The human desire for absolute power has destroyed one civilization after the next, and the ideals behind crypto are typically for something better for a wider range of people, efficiencies in systems, providing the under-served a better, faster, cheaper way to handle their own transacting, and a myriad of good things. The idea that we all need to spend more time under a microscope in order to prove that we are benefiting from decentralization is a threat, not as an activity, but as a frame of mind. The entirety of crypto is driven by a state of mind. Take that away, and it just becomes the next governmental playground and it is starting to happen quickly.
I would suggest that the true threats of centralization are government action against stablecoins, their own race to be the first to implement CBDC's while using regulation to try to limit the success and scope of the free-market's version of crypto, and the desire to control, KYC/AML and tax the life out of this fun new frontier. Again, it is inevitable, and the real question is whether the market we all know and love can survive that move against freedom.

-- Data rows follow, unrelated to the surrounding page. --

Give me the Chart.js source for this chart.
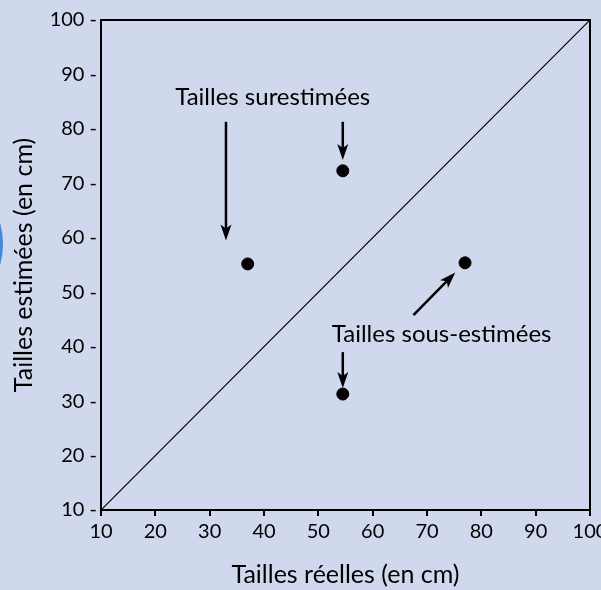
<!DOCTYPE html>
<html>
<head>
<meta charset="utf-8">
<script src="https://cdn.jsdelivr.net/npm/chart.js@4"></script>
<style>
  html, body { margin: 0; padding: 0; background: #d0d8ee; }
  #wrap { width: 601px; height: 590px; }
</style>
</head>
<body>
<div id="wrap"><canvas id="chart"></canvas></div>
<script>
// data
const tickValues = [10, 20, 30, 40, 50, 60, 70, 80, 90, 100];
const pointsX = [37, 54.5, 77, 54.5];
const pointsY = [55.2, 72.3, 55.4, 31.3];
const diagX = [10, 100];
const diagY = [10, 100];
// arrows: [x0, y0, x1, y1] in data units, tip at (x1, y1)
const arrows = [
  [33, 81.3, 33, 59.5],
  [54.5, 81.3, 54.5, 74.3],
  [67.5, 45.8, 75.2, 53.6],
  [54.5, 39.0, 54.5, 32.4]
];
const labels = ['Tailles surestimées', 'Tailles sous-estimées'];
const labelX = [41.6, 72.7];
const labelY = [85.8, 42.3];

const FONT = 'Lato, "Open Sans", sans-serif';

// arrows, annotations, frame
const extras = {
  id: 'extras',
  beforeDraw(chart) {
    const ctx = chart.ctx;
    ctx.save();
    ctx.fillStyle = '#d0d8ee';
    ctx.fillRect(0, 0, chart.width, chart.height);
    // bit of blue decoration on the left edge
    ctx.strokeStyle = '#4a86d8';
    ctx.lineWidth = 4;
    ctx.beginPath();
    ctx.arc(-73, 244, 74, -0.6, 0.6);
    ctx.stroke();
    ctx.strokeStyle = '#eef2fb';
    ctx.lineWidth = 2;
    ctx.beginPath();
    ctx.arc(-73, 244, 71, -0.45, 0.45);
    ctx.stroke();
    ctx.restore();
  },
  afterDatasetsDraw(chart) {
    const ctx = chart.ctx;
    const xs = chart.scales.x, ys = chart.scales.y;
    const a = chart.chartArea;
    ctx.save();
    ctx.strokeStyle = '#000';
    ctx.lineWidth = 2;
    ctx.beginPath();
    ctx.moveTo(a.left, a.top);
    ctx.lineTo(a.right, a.top);
    ctx.lineTo(a.right, a.bottom);
    ctx.stroke();

    ctx.fillStyle = '#000';
    arrows.forEach(r => {
      const x0 = xs.getPixelForValue(r[0]), y0 = ys.getPixelForValue(r[1]);
      const x1 = xs.getPixelForValue(r[2]), y1 = ys.getPixelForValue(r[3]);
      const ang = Math.atan2(y1 - y0, x1 - x0);
      const hl = 16, hw = 5.5;
      const bx = x1 - hl * Math.cos(ang), by = y1 - hl * Math.sin(ang);
      ctx.lineWidth = 2.5;
      ctx.beginPath();
      ctx.moveTo(x0, y0);
      ctx.lineTo(bx + 4 * Math.cos(ang), by + 4 * Math.sin(ang));
      ctx.stroke();
      ctx.beginPath();
      ctx.moveTo(x1, y1);
      ctx.lineTo(bx - hw * Math.sin(ang), by + hw * Math.cos(ang));
      ctx.lineTo(bx + 4 * Math.cos(ang), by + 4 * Math.sin(ang));
      ctx.lineTo(bx + hw * Math.sin(ang), by - hw * Math.cos(ang));
      ctx.closePath();
      ctx.fill();
    });

    ctx.font = '24px ' + FONT;
    ctx.textAlign = 'center';
    ctx.textBaseline = 'middle';
    labels.forEach((t, i) => {
      ctx.fillText(t, xs.getPixelForValue(labelX[i]), ys.getPixelForValue(labelY[i]));
    });
    ctx.restore();
  }
};

new Chart(document.getElementById('chart'), {
  type: 'scatter',
  data: {
    datasets: [
      {
        type: 'line',
        data: diagX.map((x, i) => ({ x: x, y: diagY[i] })),
        borderColor: '#000',
        borderWidth: 1.2,
        pointRadius: 0
      },
      {
        data: pointsX.map((x, i) => ({ x: x, y: pointsY[i] })),
        backgroundColor: '#000',
        borderColor: '#000',
        pointRadius: 6
      }
    ]
  },
  options: {
    responsive: true,
    maintainAspectRatio: false,
    animation: false,
    layout: { padding: { top: 20, right: 11, left: 0, bottom: 0 } },
    plugins: { legend: { display: false }, tooltip: { enabled: false } },
    scales: {
      x: {
        type: 'linear',
        min: 10, max: 100,
        afterBuildTicks: s => { s.ticks = tickValues.map(v => ({ value: v })); },
        afterFit: s => { s.height = 80; s.paddingLeft = 0; s.paddingRight = 0; },
        ticks: { color: '#000', font: { family: FONT, size: 20 }, padding: 4, maxRotation: 0, autoSkip: false },
        grid: { drawOnChartArea: false, color: '#000', tickLength: 6, lineWidth: 2 },
        border: { color: '#000', width: 2 },
        title: {
          display: true, text: 'Tailles réelles (en cm)', color: '#000',
          font: { family: FONT, size: 25 }, padding: { top: 10, bottom: 0 }
        }
      },
      y: {
        type: 'linear',
        min: 10, max: 100,
        afterBuildTicks: s => { s.ticks = tickValues.map(v => ({ value: v })); },
        afterFit: s => { s.width = 101; s.paddingTop = 0; s.paddingBottom = 0; },
        ticks: {
          color: '#000', font: { family: FONT, size: 20 }, padding: 4, autoSkip: false,
          callback: v => v + ' -'
        },
        grid: { display: false, drawTicks: false },
        border: { color: '#000', width: 2 },
        title: {
          display: true, text: 'Tailles estimées (en cm)', color: '#000',
          font: { family: FONT, size: 25 }, padding: { top: 9, bottom: 0 }
        }
      }
    }
  },
  plugins: [extras]
});
</script>
</body>
</html>
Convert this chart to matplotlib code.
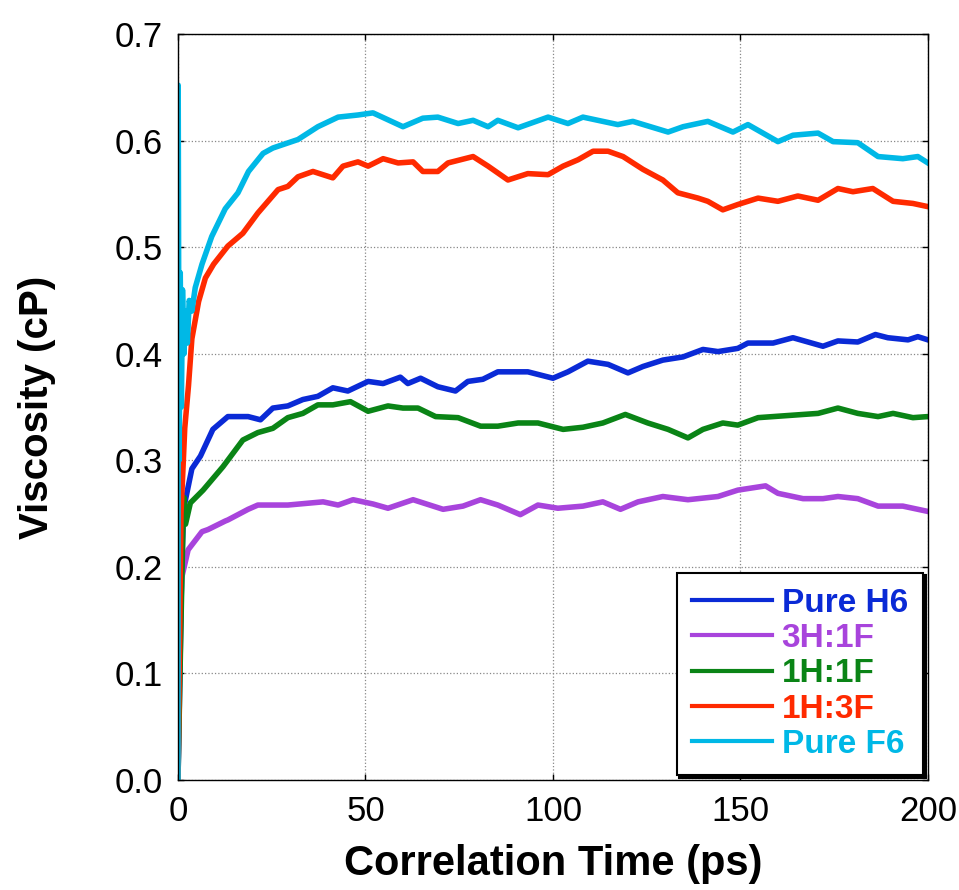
import matplotlib.pyplot as plt

# Correlation time (ps) and viscosity (cP)
t_h6 = [0, 1.0, 1.5, 2, 3.7, 6, 9.3, 13.3, 18.7, 22, 25.3, 29.3, 33.3, 37.3, 41.3, 45.3, 50.7, 54.7,
        59.3, 61.3, 64.7, 69.3, 74, 77.3, 81.3, 85.3, 89.3, 93.3, 100, 104, 109.3, 114.7, 120, 124,
        129.3, 134.7, 140, 144, 149.3, 152, 158.7, 164, 172, 176, 181.3, 186, 189.3, 194.7, 197.3, 200]
v_h6 = [0, 0.20, 0.255, 0.263, 0.292, 0.304, 0.329, 0.341, 0.341, 0.338, 0.349, 0.351, 0.357, 0.360,
        0.368, 0.365, 0.374, 0.372, 0.378, 0.372, 0.377, 0.369, 0.365, 0.374, 0.376, 0.383, 0.383,
        0.383, 0.377, 0.383, 0.393, 0.390, 0.382, 0.388, 0.394, 0.397, 0.404, 0.402, 0.405, 0.410,
        0.410, 0.415, 0.407, 0.412, 0.411, 0.418, 0.415, 0.413, 0.416, 0.413]

t_3h1f = [0, 0.5, 1.0, 2.7, 6.4, 8, 12.6, 13.3, 18.7, 21.3, 29.3, 38.7, 42.7, 46.7, 52, 56, 62.7, 70.7,
          76, 80.7, 85.3, 91.3, 96, 101.3, 108, 113.3, 118, 122.7, 129.3, 136, 144, 149.3, 156.7, 160,
          166.7, 172, 176, 181.3, 186.7, 193.3, 200]
v_3h1f = [0, 0.13, 0.19, 0.216, 0.233, 0.235, 0.243, 0.244, 0.254, 0.258, 0.258, 0.261, 0.258, 0.263,
          0.259, 0.255, 0.263, 0.254, 0.257, 0.263, 0.258, 0.249, 0.258, 0.255, 0.257, 0.261, 0.254,
          0.261, 0.266, 0.263, 0.266, 0.272, 0.276, 0.269, 0.264, 0.264, 0.266, 0.264, 0.257, 0.257, 0.252]

t_1h1f = [0, 0.7, 1.3, 1.6, 2, 3.3, 6.7, 12, 17.3, 21.3, 25.3, 29.3, 33.3, 37.3, 41.3, 46, 50.7, 56, 60,
          64, 68.7, 74.7, 80.7, 85.3, 90.7, 96, 102.7, 108, 113.3, 119.3, 125.3, 130.7, 136, 140, 145.3,
          149.3, 154.7, 162.7, 170.7, 176, 181.3, 186.7, 190.7, 196, 200]
v_1h1f = [0, 0.13, 0.235, 0.265, 0.24, 0.260, 0.272, 0.294, 0.319, 0.326, 0.330, 0.340, 0.344, 0.352,
          0.352, 0.355, 0.346, 0.351, 0.349, 0.349, 0.341, 0.340, 0.332, 0.332, 0.335, 0.335, 0.329,
          0.331, 0.335, 0.343, 0.335, 0.329, 0.321, 0.329, 0.335, 0.333, 0.340, 0.342, 0.344, 0.349,
          0.344, 0.341, 0.344, 0.340, 0.341]

t_1h3f = [0, 0.8, 1.8, 2.8, 3.7, 5.5, 7.3, 9.5, 13.3, 17.3, 21.3, 26.7, 29.3, 32, 36, 41.3, 44, 48,
          50.7, 54.7, 58.7, 62.7, 65.3, 69.3, 72, 78.7, 82.7, 88, 93.3, 98.7, 102.7, 106.7, 110.7,
          114.7, 118.7, 124, 129.3, 133.3, 138.7, 141.3, 145.3, 149.3, 154.7, 160, 165.3, 170.7, 176,
          180, 185.3, 190.7, 196, 200]
v_1h3f = [0, 0.25, 0.33, 0.37, 0.414, 0.449, 0.471, 0.484, 0.501, 0.513, 0.532, 0.554, 0.557, 0.566,
          0.571, 0.565, 0.576, 0.580, 0.576, 0.583, 0.579, 0.580, 0.571, 0.571, 0.579, 0.585, 0.576,
          0.563, 0.569, 0.568, 0.576, 0.582, 0.590, 0.590, 0.585, 0.573, 0.563, 0.551, 0.546, 0.543,
          0.535, 0.540, 0.546, 0.543, 0.548, 0.544, 0.555, 0.552, 0.555, 0.543, 0.541, 0.538]

t_f6 = [0, 0.05, 0.3, 0.6, 0.9, 1.2, 1.6, 2, 2.5, 3, 3.7, 4.6, 6.4, 9, 12.6, 16, 18.8, 22.7, 25.3, 32,
        37.3, 42.7, 48, 52, 60, 65.3, 69.3, 74.7, 78.7, 82.7, 85.3, 90.7, 98.7, 104, 108, 117.3, 121.3,
        130.7, 134.7, 141.3, 148, 152, 160, 164, 170.7, 174.7, 181.3, 186.7, 193.3, 197.3, 200]
v_f6 = [0, 0.652, 0.30, 0.476, 0.35, 0.46, 0.40, 0.44, 0.41, 0.45, 0.44, 0.462, 0.484, 0.51, 0.536,
        0.551, 0.571, 0.588, 0.593, 0.601, 0.613, 0.622, 0.624, 0.626, 0.613, 0.621, 0.622, 0.616,
        0.619, 0.613, 0.619, 0.612, 0.622, 0.616, 0.622, 0.615, 0.618, 0.608, 0.613, 0.618, 0.608,
        0.615, 0.599, 0.605, 0.607, 0.599, 0.598, 0.585, 0.583, 0.585, 0.579]

labels = ['Pure H6', '3H:1F', '1H:1F', '1H:3F', 'Pure F6']
colors = ['#0A2AD6', '#A844DC', '#0A8416', '#FF2A00', '#00B8E6']

plt.rcParams['font.family'] = ['Liberation Sans', 'DejaVu Sans']

fig = plt.figure(figsize=(9.59, 8.9), dpi=100)
ax = fig.add_axes([0.1856, 0.1236, 0.782, 0.8382])

series = [(t_h6, v_h6), (t_3h1f, v_3h1f), (t_1h1f, v_1h1f), (t_1h3f, v_1h3f), (t_f6, v_f6)]
for (t, v), lab, col in zip(series, labels, colors):
    ax.plot(t, v, color=col, lw=4, label=lab, solid_joinstyle='round')

ax.set_xlim(0, 200)
ax.set_ylim(0, 0.7)
ax.set_xticks([0, 50, 100, 150, 200])
ax.set_yticks([0.0, 0.1, 0.2, 0.3, 0.4, 0.5, 0.6, 0.7])
ax.set_yticklabels(['0.0', '0.1', '0.2', '0.3', '0.4', '0.5', '0.6', '0.7'])
ax.tick_params(direction='in', length=4, width=1, labelsize=25, pad=11,
               top=True, right=True)
ax.grid(True, linestyle=':', color='#888888', linewidth=0.9)
for s in ax.spines.values():
    s.set_linewidth(1)

ax.set_xlabel('Correlation Time (ps)', fontsize=30, fontweight='bold', labelpad=11)
ax.set_ylabel('Viscosity (cP)', fontsize=29, fontweight='bold', labelpad=42)

leg = ax.legend(loc='lower right', prop={'weight': 'bold', 'size': 24},
                labelcolor='linecolor', fancybox=False, framealpha=1,
                edgecolor='black', shadow={'color': 'black', 'alpha': 1},
                handlelength=2.4, handletextpad=0.3, labelspacing=0.13,
                borderaxespad=0.15, borderpad=0.45)
leg.get_frame().set_linewidth(1.5)
for line in leg.get_lines():
    line.set_linewidth(3)

fig.savefig('out.png', dpi=100)
plt.close(fig)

The real threat to decentralization is not a self-reporting council to let us know how they're tracking on their energy use, it is the response that will come as a result, that it is simply not enough, that more compliance is needed, more governmental oversight, more regulation, more control, more carbon credits on the blockchain, more subsidies more incentives. This is where it will head, and there is no correct or incorrect move that individual alliances can make. The global governance cannot help but to do what it is designed to do, and it is the ultimate in centralization.
Some of the very best meaning, most intelligent crypto projects will take part in placing brilliant systems of data collection and data use on the blockchain, and the governments will find a way to use these inventions to entrap us, force people to share even more data that they wish were not used against them, and that data will be sold and resold while we lose freedom and don't earn a dime from the loss of it.
We will get taxed and double-triple taxed every time we accidentally guess correctly on a pump, and unless we find a more clever way than mixers and DEX to revolt, it is a brief road to the dying light at the end of the tunnel. This is not a doomsday message, but a reality check that we, as humans, always think we know absolutism in our creations and in our science, and if we learn nothing, we should know that there is always another way to get screwed... it's just how power works.
Those who not only desire control, but in fact control is the energy that THEY run on, will find the most unbelievable, underhanded, often insane means to grab more control. In this case, the best thing that can happen is for the top coins to continue to flourish and to show us all in confidence, that they are resilient to hacks, bans, extortion attacks, ransomware, dishonest exchanges, and above all, government manipulation.
The challenges are coming, they will be greater than what we have seen in the past, and the writing is already on the wall which coins are given a pass to move forward. The only question is how well we can all understand the actual challenges and join together in a centralized fashion, in unison, to voice our support for the decentralized processes we so adore.
And on that note, crypto Gordon Freeman, who politely says "if you don't care, then I don't mine"... for now, at this moment in time... out.